What you will do:
From the first line of the listing below to the line with "GRAY = '#6b6b6b'", print each line exactly, and nothing more. Leave out the pictures.

Provided data:
- - -

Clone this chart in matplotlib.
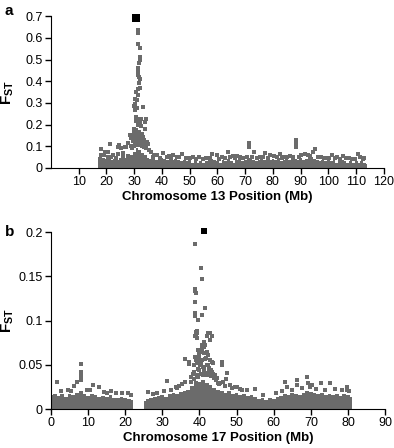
import numpy as np
import matplotlib
matplotlib.use("Agg")
import matplotlib.pyplot as plt

plt.rcParams['font.family'] = ['Liberation Sans', 'DejaVu Sans']
plt.rcParams['mathtext.fontset'] = 'custom'
plt.rcParams['mathtext.rm'] = 'Liberation Sans'
plt.rcParams['mathtext.bf'] = 'Liberation Sans:bold'

GRAY = '#6b6b6b'

# ---- chromosome 13 (panel a) ----
# top of the dense SNP cloud, one value per Mb starting at 17 Mb
chr13_band_start = 17
chr13_band_top = [0.05, 0.055, 0.045, 0.04, 0.045, 0.035, 0.04, 0.035, 0.045, 0.04,
                  0.045, 0.05, 0.06, 0.075, 0.09, 0.085, 0.07, 0.06, 0.045, 0.04,
                  0.045, 0.035, 0.04, 0.045, 0.04, 0.035, 0.04, 0.035, 0.04, 0.035,
                  0.03, 0.035, 0.03, 0.035, 0.025, 0.03, 0.025, 0.03, 0.025, 0.03,
                  0.035, 0.04, 0.035, 0.03, 0.025, 0.035, 0.03, 0.04, 0.03, 0.025,
                  0.035, 0.04, 0.03, 0.035, 0.04, 0.045, 0.035, 0.03, 0.035, 0.04,
                  0.035, 0.045, 0.035, 0.04, 0.035, 0.045, 0.03, 0.035, 0.04, 0.035,
                  0.045, 0.04, 0.035, 0.045, 0.035, 0.04, 0.045, 0.05, 0.04, 0.035,
                  0.03, 0.035, 0.03, 0.035, 0.03, 0.035, 0.025, 0.03, 0.035, 0.03,
                  0.025, 0.03, 0.025, 0.03, 0.025, 0.03, 0.025, 0.02]

# individual SNPs above the cloud (Mb, Fst)
chr13_pos = [31.2, 31.2, 31.2, 32.1, 32.0, 32.0, 31.8, 31.5, 31.5, 31.2, 31.8, 32.1,
             31.8, 32.1, 31.5, 30.8, 31.2, 30.2, 31.1, 30.4, 30.0, 30.9, 30.3, 33.2,
             30.8, 31.4, 32.6, 34.2, 30.5, 32.0, 33.8, 31.2, 32.6, 30.0, 30.8, 33.8,
             31.7, 24.4, 25.4, 26.6, 27.8, 29.0, 28.4, 18.2, 19.4, 20.6, 21.2, 24.2,
             29.5, 30.1, 30.6, 31.0, 31.3, 31.9, 32.4, 32.8, 33.3, 33.6, 34.5, 35.0,
             29.7, 30.4, 31.6, 32.2, 33.0, 34.0, 28.8, 35.5, 36.2, 27.2,
             29.3, 30.2, 30.7, 31.4, 32.3, 32.9, 33.5, 34.3, 29.9, 31.1, 32.7, 33.9,
             71.4, 71.4, 88.3, 88.3, 88.3, 63.8, 73.3, 95.2, 94.6, 58.1, 59.7, 51.3,
             77.1, 79.0, 82.6, 85.0, 86.2, 91.6, 92.8, 101.2, 105.4, 110.8, 111.4,
             68.1, 65.7, 38.1, 40.4, 44.0, 47.1, 18.2, 20.6, 24.2, 22.5, 26.0, 37.0,
             42.5, 46.0, 53.5, 56.0, 61.5, 67.0, 75.5, 80.5, 84.0, 90.0, 97.5, 99.0,
             103.0, 107.5, 113.0,
             19.0, 21.8, 23.3, 25.8, 27.6, 36.8, 39.2, 41.7, 43.4, 45.3, 48.6, 50.2,
             52.4, 54.8, 57.3, 60.4, 62.7, 64.6, 66.5, 69.3, 70.6, 72.4, 74.4, 76.3,
             78.2, 81.4, 83.3, 87.2, 89.4, 93.5, 96.4, 98.3, 100.3, 102.2, 104.3,
             106.3, 108.4, 109.6, 112.3]
chr13_fst = [0.635, 0.62, 0.573, 0.555, 0.51, 0.496, 0.486, 0.463, 0.449, 0.427, 0.42, 0.409,
             0.394, 0.371, 0.366, 0.348, 0.335, 0.32, 0.312, 0.297, 0.286, 0.277, 0.267, 0.282,
             0.236, 0.228, 0.228, 0.228, 0.216, 0.213, 0.21, 0.198, 0.194, 0.182, 0.175, 0.182,
             0.167, 0.106, 0.09, 0.098, 0.113, 0.136, 0.152, 0.06, 0.075, 0.052, 0.109, 0.098,
             0.15, 0.16, 0.145, 0.155, 0.165, 0.15, 0.14, 0.158, 0.145, 0.13, 0.12, 0.11,
             0.125, 0.135, 0.138, 0.142, 0.128, 0.115, 0.1, 0.085, 0.075, 0.098,
             0.09, 0.11, 0.12, 0.105, 0.118, 0.1, 0.095, 0.09, 0.1, 0.125, 0.108, 0.1,
             0.113, 0.098, 0.129, 0.113, 0.098, 0.075, 0.075, 0.086, 0.075, 0.064, 0.06, 0.052,
             0.068, 0.06, 0.064, 0.052, 0.055, 0.064, 0.06, 0.06, 0.055, 0.064, 0.052,
             0.052, 0.055, 0.06, 0.068, 0.06, 0.064, 0.086, 0.075, 0.064, 0.058, 0.07, 0.058,
             0.055, 0.052, 0.05, 0.048, 0.052, 0.055, 0.05, 0.055, 0.052, 0.058, 0.05, 0.048,
             0.052, 0.048, 0.045,
             0.06, 0.05, 0.048, 0.052, 0.055, 0.05, 0.048, 0.05, 0.046, 0.05, 0.044, 0.046,
             0.042, 0.04, 0.045, 0.042, 0.046, 0.05, 0.044, 0.048, 0.05, 0.052, 0.046, 0.05,
             0.048, 0.05, 0.046, 0.052, 0.05, 0.056, 0.05, 0.045, 0.044, 0.046, 0.042,
             0.044, 0.04, 0.042, 0.04]
chr13_top = (30.6, 0.69)

# ---- chromosome 17 (panel b) ----
chr17_band1_start = 0
chr17_band1_top = [0.016, 0.017, 0.015, 0.017, 0.014, 0.017, 0.016, 0.018, 0.02, 0.017,
                   0.015, 0.017, 0.016, 0.014, 0.015, 0.014, 0.016, 0.013, 0.012, 0.014,
                   0.013, 0.011, 0.01]
chr17_band2_start = 25
chr17_band2_top = [0.009, 0.011, 0.013, 0.014, 0.015, 0.016, 0.014, 0.017, 0.018, 0.017,
                   0.019, 0.02, 0.022, 0.026, 0.032, 0.03, 0.033, 0.029, 0.027, 0.024,
                   0.022, 0.02, 0.018, 0.02, 0.017, 0.018, 0.016, 0.017, 0.015, 0.016,
                   0.014, 0.011, 0.012, 0.01, 0.013, 0.011, 0.014, 0.015, 0.017, 0.016,
                   0.018, 0.017, 0.016, 0.018, 0.02, 0.019, 0.018, 0.017, 0.018, 0.016,
                   0.017, 0.016, 0.017, 0.015, 0.017, 0.016, 0.014]

chr17_pos = [8.1, 8.1, 8.1, 8.1, 8.1, 8.1, 8.1, 1.7, 6.9, 6.3, 11.4, 12.9, 17.5, 20.8, 15.0,
             38.8, 40.3, 40.6, 38.8, 38.8, 39.1, 38.8, 41.5, 38.8, 38.8, 40.6, 39.7, 39.4,
             39.4, 42.7, 39.1, 39.1, 39.4, 38.8, 42.4, 43.3, 42.0, 42.9, 41.1, 40.6, 41.5,
             39.7, 40.2, 41.1, 42.0, 42.4, 38.8, 39.7, 40.6, 41.5, 42.9, 43.3, 39.3, 40.2,
             42.0, 41.1, 43.7, 36.1, 37.3, 37.3, 46.0, 46.0, 47.5, 31.2, 36.1, 26.0, 33.7,
             45.6, 47.2, 63.1, 63.5, 66.2, 66.4, 68.9, 69.3, 69.8, 70.3, 72.7, 75.2, 79.7,
             79.7, 50.0, 50.9, 55.0, 45.1, 46.4, 48.2,
             38.5, 39.0, 39.5, 40.0, 40.5, 41.0, 41.8, 42.2, 43.0, 43.5, 44.2, 38.2, 40.8,
             41.3, 42.6, 39.8, 44.8, 37.8, 35.2, 34.5,
             38.6, 39.2, 39.9, 40.4, 41.2, 41.9, 42.5, 43.1, 43.8, 44.5, 38.4, 39.6, 40.9,
             42.3, 43.6, 37.6, 45.3, 46.8, 48.8, 49.6, 51.5, 52.8, 30.5, 32.4, 34.0, 28.6,
             2.8, 4.5, 5.5, 9.6, 10.5, 14.2, 16.3, 19.0, 21.6, 27.5, 57.0, 60.5, 62.2,
             64.8, 67.6, 71.5, 73.8, 76.6, 78.4, 80.4]
chr17_fst = [0.0505, 0.042, 0.040, 0.038, 0.036, 0.034, 0.033, 0.031, 0.031, 0.026, 0.027,
             0.0245, 0.018, 0.018, 0.018,
             0.186, 0.159, 0.1465, 0.136, 0.133, 0.131, 0.1205, 0.114, 0.108, 0.105, 0.106,
             0.1005, 0.088, 0.0855, 0.0855, 0.087, 0.0836, 0.080, 0.082, 0.0855, 0.0825,
             0.082, 0.078, 0.076, 0.072, 0.072, 0.0667, 0.0648, 0.063, 0.0648, 0.061, 0.059,
             0.057, 0.0554, 0.056, 0.0554, 0.0535, 0.0516, 0.0497, 0.0497, 0.0478, 0.0516,
             0.057, 0.0535, 0.051, 0.0535, 0.0497, 0.041, 0.032, 0.031, 0.0196, 0.025,
             0.029, 0.0336, 0.031, 0.025, 0.0328, 0.027, 0.0358, 0.029, 0.025, 0.027,
             0.0297, 0.0297, 0.025, 0.0215, 0.025, 0.023, 0.023, 0.029, 0.031, 0.027,
             0.05, 0.055, 0.045, 0.06, 0.052, 0.048, 0.058, 0.05, 0.044, 0.042, 0.038,
             0.04, 0.068, 0.07, 0.046, 0.062, 0.035, 0.036, 0.028, 0.026,
             0.042, 0.038, 0.044, 0.04, 0.043, 0.039, 0.045, 0.037, 0.035, 0.033, 0.034,
             0.036, 0.038, 0.041, 0.04, 0.03, 0.028, 0.026, 0.024, 0.025, 0.022, 0.021,
             0.02, 0.022, 0.024, 0.018, 0.02, 0.021, 0.02, 0.022, 0.021, 0.019, 0.02,
             0.018, 0.016, 0.017, 0.016, 0.018, 0.02, 0.022, 0.024, 0.023, 0.022, 0.023,
             0.021, 0.02]
chr17_top = (41.1, 0.201)


def draw_band(ax, start, tops):
    pos = start + np.arange(len(tops))
    ax.fill_between(pos, 0, tops, step='mid', color=GRAY, lw=0)


def style_axis(ax, xmax, xticks, ymax, yticks, xlabel):
    ax.set_xlim(0, xmax)
    ax.set_ylim(0, ymax)
    ax.set_xticks(xticks)
    ax.set_yticks(yticks)
    ax.set_yticklabels([('%.2f' % v).rstrip('0').rstrip('.') for v in yticks])
    for side in ['top', 'right']:
        ax.spines[side].set_visible(False)
    ax.tick_params(direction='out', length=4, width=1.0, labelsize=9, pad=2)
    ax.set_xlabel(xlabel, fontsize=9.5, fontweight='bold', labelpad=2)
    ax.set_ylabel(r'$\mathbf{F_{ST}}$', fontsize=11)
    ax.yaxis.set_label_coords(-0.105, 0.5)


fig = plt.figure(figsize=(3.94, 4.48), dpi=100)

ax1 = fig.add_axes([0.1294, 0.625, 0.845, 0.339])
draw_band(ax1, chr13_band_start, chr13_band_top)
ax1.scatter(chr13_pos, chr13_fst, s=5, marker='s', color=GRAY, lw=0)
ax1.scatter([chr13_top[0]], [chr13_top[1]], s=26, marker='s', color='black', lw=0,
            clip_on=False, zorder=5)
style_axis(ax1, 120, list(range(10, 121, 10)), 0.7, [0, 0.1, 0.2, 0.3, 0.4, 0.5, 0.6, 0.7],
           'Chromosome 13 Position (Mb)')

ax2 = fig.add_axes([0.1294, 0.087, 0.848, 0.395])
draw_band(ax2, chr17_band1_start, chr17_band1_top)
draw_band(ax2, chr17_band2_start, chr17_band2_top)
ax2.scatter(chr17_pos, chr17_fst, s=5, marker='s', color=GRAY, lw=0)
ax2.scatter([chr17_top[0]], [chr17_top[1]], s=16, marker='s', color='black', lw=0,
            clip_on=False, zorder=5)
style_axis(ax2, 90, list(range(0, 91, 10)), 0.2, [0, 0.05, 0.1, 0.15, 0.2],
           'Chromosome 17 Position (Mb)')

fig.text(0.012, 0.975, 'a', fontsize=11, fontweight='bold', va='center')
fig.text(0.012, 0.482, 'b', fontsize=11, fontweight='bold', va='center')

fig.savefig('out.png', dpi=100)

- - -

Exercise result:
Clone this chart in matplotlib.
import numpy as np
import matplotlib
matplotlib.use("Agg")
import matplotlib.pyplot as plt

plt.rcParams['font.family'] = ['Liberation Sans', 'DejaVu Sans']
plt.rcParams['mathtext.fontset'] = 'custom'
plt.rcParams['mathtext.rm'] = 'Liberation Sans'
plt.rcParams['mathtext.bf'] = 'Liberation Sans:bold'

GRAY = '#6b6b6b'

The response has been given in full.